About the archive

Methodology

The framework, editorial standards, importance scale, and capture-lane taxonomy used to classify every event in the archive.

The Cascade Ledger is built on a small number of editorial commitments and a single explanatory framework. This page describes both. For the citation rules that govern what counts as a usable source, see the source tiers.

The Capture Cascade framework

Democracy doesn’t fall gradually — it cascades. Each captured institution lowers the cost of capturing the next, producing exponential rather than linear acceleration. The archive is organized around five reinforcing stages:

  1. Capture oversight — neutralize the inspectors general, ethics offices, and audit functions whose job is to see clearly.
  2. Capture courts — narrow legal recourse, normalize delay, and reshape the bench so that adverse rulings become rare.
  3. Capture enforcement — convert prosecutorial discretion and police authority into selective tools.
  4. Capture media — degrade the channels by which the public would otherwise learn what was done in its name.
  5. Cascade accelerates — each captured institution enables three more, and the velocity of further capture rises.

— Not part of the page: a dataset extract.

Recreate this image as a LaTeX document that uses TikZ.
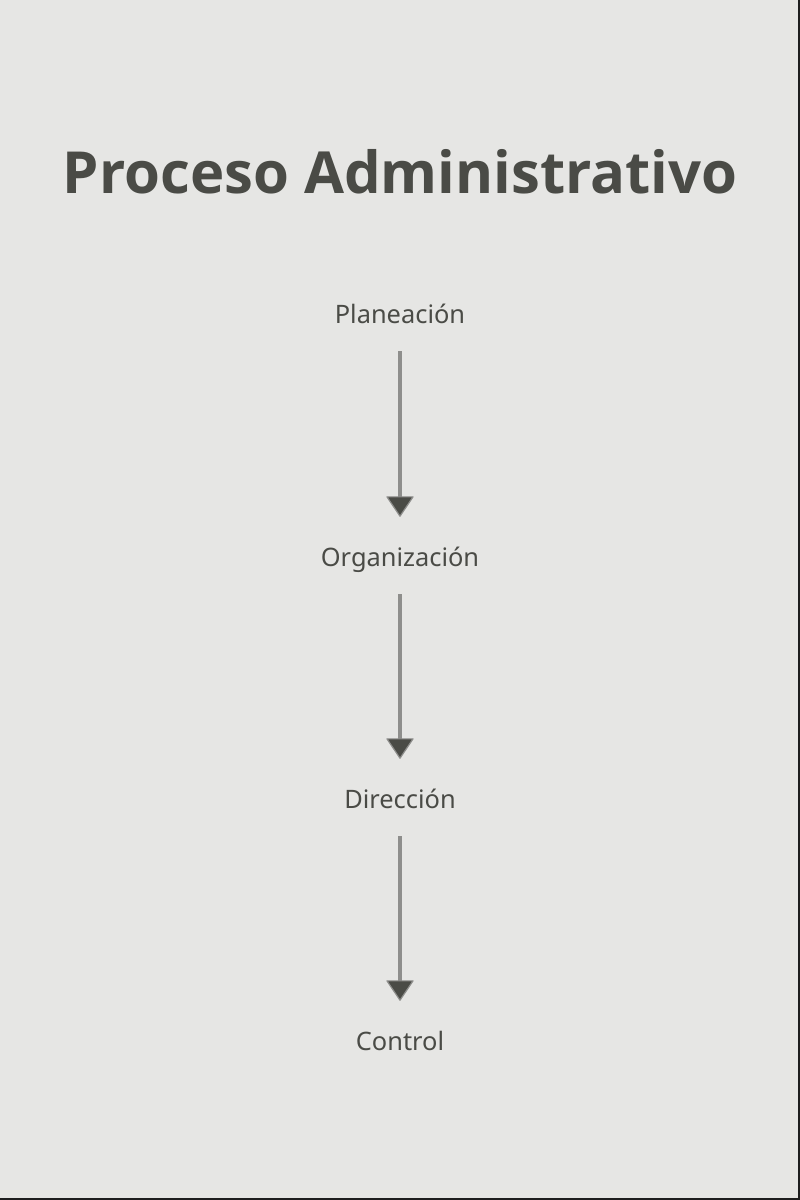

The framework is descriptive, not predictive. It is a way of seeing relationships between events that the daily news cycle is structurally unable to draw.

Capture lanes

Every event is assigned one or more capture lanes — categorical taxonomies of mechanism rather than topic. Lanes include judicial capture, regulatory capture, surveillance and detention infrastructure, financial-system capture, information-environment capture, and others. Lanes let a reader follow a single mechanism across decades and administrations rather than reading the timeline only chronologically. The full list is browsable at /lanes/.

Editorial standards

Every entry in the archive must meet four criteria:

  1. Credible sourcing — court records, official documents, or verified reporting from established outlets.
  2. Verifiable documentation — sources are linked and can be independently checked.
  3. Clear significance — the entry explains why the event matters to democratic institutions.
  4. Proper context — the event connects to broader patterns of institutional capture.

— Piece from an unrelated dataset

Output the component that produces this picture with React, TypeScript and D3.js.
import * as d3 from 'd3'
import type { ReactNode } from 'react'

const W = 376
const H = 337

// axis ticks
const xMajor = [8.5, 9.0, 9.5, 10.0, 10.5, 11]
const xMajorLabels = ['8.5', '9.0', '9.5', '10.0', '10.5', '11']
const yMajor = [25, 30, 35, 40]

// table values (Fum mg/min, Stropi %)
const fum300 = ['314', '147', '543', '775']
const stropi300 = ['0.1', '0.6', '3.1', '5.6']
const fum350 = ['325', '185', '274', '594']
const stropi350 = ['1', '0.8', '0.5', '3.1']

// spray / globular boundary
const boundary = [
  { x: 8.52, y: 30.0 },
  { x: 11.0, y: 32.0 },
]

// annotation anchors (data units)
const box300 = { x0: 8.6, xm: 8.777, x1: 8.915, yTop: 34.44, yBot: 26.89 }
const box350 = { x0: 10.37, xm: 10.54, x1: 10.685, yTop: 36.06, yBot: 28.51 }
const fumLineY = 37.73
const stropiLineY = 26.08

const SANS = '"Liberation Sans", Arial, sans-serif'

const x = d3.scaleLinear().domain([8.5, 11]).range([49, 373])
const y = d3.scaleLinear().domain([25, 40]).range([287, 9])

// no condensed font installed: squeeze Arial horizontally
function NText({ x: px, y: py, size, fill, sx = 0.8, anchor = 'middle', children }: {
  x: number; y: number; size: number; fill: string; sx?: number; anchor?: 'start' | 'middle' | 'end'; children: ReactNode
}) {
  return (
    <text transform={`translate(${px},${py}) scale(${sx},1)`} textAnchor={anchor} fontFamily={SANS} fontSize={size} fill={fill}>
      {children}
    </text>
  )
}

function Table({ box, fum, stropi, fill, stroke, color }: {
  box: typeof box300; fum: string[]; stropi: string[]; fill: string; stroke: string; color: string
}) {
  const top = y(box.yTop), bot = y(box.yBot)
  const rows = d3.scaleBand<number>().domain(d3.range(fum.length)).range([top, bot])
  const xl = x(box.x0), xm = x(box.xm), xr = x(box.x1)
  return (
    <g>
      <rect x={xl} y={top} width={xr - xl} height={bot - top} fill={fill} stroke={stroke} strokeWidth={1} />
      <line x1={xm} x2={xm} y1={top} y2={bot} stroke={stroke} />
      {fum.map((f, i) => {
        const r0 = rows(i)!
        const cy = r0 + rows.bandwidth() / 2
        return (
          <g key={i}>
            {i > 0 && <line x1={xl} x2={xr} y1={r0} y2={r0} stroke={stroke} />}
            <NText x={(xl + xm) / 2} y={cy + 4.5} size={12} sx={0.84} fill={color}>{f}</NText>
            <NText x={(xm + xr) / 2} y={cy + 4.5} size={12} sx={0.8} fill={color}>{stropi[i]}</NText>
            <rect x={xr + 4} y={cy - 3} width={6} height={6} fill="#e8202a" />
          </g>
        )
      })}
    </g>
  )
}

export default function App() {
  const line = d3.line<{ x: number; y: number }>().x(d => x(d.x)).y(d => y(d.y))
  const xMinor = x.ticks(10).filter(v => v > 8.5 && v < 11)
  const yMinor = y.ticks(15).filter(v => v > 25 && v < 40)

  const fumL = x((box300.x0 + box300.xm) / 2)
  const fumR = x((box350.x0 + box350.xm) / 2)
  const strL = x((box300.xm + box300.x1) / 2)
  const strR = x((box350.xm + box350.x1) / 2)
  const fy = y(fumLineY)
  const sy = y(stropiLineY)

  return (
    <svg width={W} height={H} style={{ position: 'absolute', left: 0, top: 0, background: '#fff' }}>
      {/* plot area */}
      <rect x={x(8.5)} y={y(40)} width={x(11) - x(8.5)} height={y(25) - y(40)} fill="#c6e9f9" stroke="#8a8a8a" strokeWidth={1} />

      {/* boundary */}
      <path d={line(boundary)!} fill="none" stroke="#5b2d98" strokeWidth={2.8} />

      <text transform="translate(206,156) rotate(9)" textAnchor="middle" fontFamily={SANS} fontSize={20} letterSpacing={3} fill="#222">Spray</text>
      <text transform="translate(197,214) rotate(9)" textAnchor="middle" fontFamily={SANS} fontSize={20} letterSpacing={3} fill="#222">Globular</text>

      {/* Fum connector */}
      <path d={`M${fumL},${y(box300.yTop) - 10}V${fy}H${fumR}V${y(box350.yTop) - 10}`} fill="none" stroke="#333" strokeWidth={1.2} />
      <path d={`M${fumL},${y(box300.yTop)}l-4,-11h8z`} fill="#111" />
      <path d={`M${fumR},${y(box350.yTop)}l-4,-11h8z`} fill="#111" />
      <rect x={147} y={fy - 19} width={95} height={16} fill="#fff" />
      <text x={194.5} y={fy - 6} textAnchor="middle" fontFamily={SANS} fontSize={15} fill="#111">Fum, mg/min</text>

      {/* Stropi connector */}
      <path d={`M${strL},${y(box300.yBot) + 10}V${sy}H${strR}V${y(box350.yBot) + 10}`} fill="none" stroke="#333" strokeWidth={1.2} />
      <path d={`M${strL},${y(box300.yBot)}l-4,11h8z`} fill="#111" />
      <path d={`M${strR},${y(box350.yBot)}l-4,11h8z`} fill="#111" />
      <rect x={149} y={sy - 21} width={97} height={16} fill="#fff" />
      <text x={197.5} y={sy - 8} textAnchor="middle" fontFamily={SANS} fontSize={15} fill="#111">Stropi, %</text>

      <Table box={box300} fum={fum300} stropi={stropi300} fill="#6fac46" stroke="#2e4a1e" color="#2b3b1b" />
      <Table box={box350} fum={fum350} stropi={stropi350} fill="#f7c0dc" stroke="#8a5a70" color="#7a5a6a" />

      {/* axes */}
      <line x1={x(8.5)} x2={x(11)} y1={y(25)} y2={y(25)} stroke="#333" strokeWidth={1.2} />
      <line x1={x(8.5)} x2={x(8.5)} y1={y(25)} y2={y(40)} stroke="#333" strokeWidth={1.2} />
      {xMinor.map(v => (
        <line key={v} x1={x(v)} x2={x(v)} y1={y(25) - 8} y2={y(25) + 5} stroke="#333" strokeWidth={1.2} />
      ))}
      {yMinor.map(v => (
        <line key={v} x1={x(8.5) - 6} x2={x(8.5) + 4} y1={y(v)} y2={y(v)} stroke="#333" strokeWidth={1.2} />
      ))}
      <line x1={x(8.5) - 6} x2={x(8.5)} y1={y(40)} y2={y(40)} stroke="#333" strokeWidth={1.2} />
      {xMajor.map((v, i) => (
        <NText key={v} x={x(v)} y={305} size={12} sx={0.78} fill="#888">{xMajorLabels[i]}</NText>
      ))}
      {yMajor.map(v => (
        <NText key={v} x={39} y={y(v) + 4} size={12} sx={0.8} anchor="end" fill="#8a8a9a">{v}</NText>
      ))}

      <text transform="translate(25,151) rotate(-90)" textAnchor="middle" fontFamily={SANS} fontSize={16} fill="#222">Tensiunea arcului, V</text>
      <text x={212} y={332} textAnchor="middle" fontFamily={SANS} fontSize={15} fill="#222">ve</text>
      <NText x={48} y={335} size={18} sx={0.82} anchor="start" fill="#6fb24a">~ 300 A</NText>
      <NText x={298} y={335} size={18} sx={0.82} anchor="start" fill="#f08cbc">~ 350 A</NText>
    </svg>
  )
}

If we make a mistake, we correct it transparently. The entire dataset is version-controlled in git, and every change is part of the public record. See contribute for the correction process.

Importance score (1–10)

Each event carries an editorial importance score on a 1–10 scale. The scale is comparative rather than absolute: a 10 is reserved for events of structural, generational consequence (a sitting president pardoning officials convicted of crimes connected to the office; a Supreme Court decision rewriting the constitutional balance of power). A 5 is the working median — a documented, sourced event with clear pattern relevance. Scores below 3 are typically used for context entries that anchor a longer arc.

Importance is set by the editor at entry time and may be revised as later events recontextualize earlier ones. The score is editorial, not algorithmic; we publish it because hiding it would not make it disappear.

Editorial status

Every event carries one of four status values:

  • Confirmed — verified by multiple credible sources, or grounded in a primary document (court filing, official record).
  • Reported — single credible source, awaiting corroboration.
  • Alleged — under investigation; documented allegation rather than established fact.
  • Disputed — contested claims, retained for transparency where the dispute itself is part of the record.

The default is confirmed. If an event is in the timeline without a qualifier, the sourcing supports it.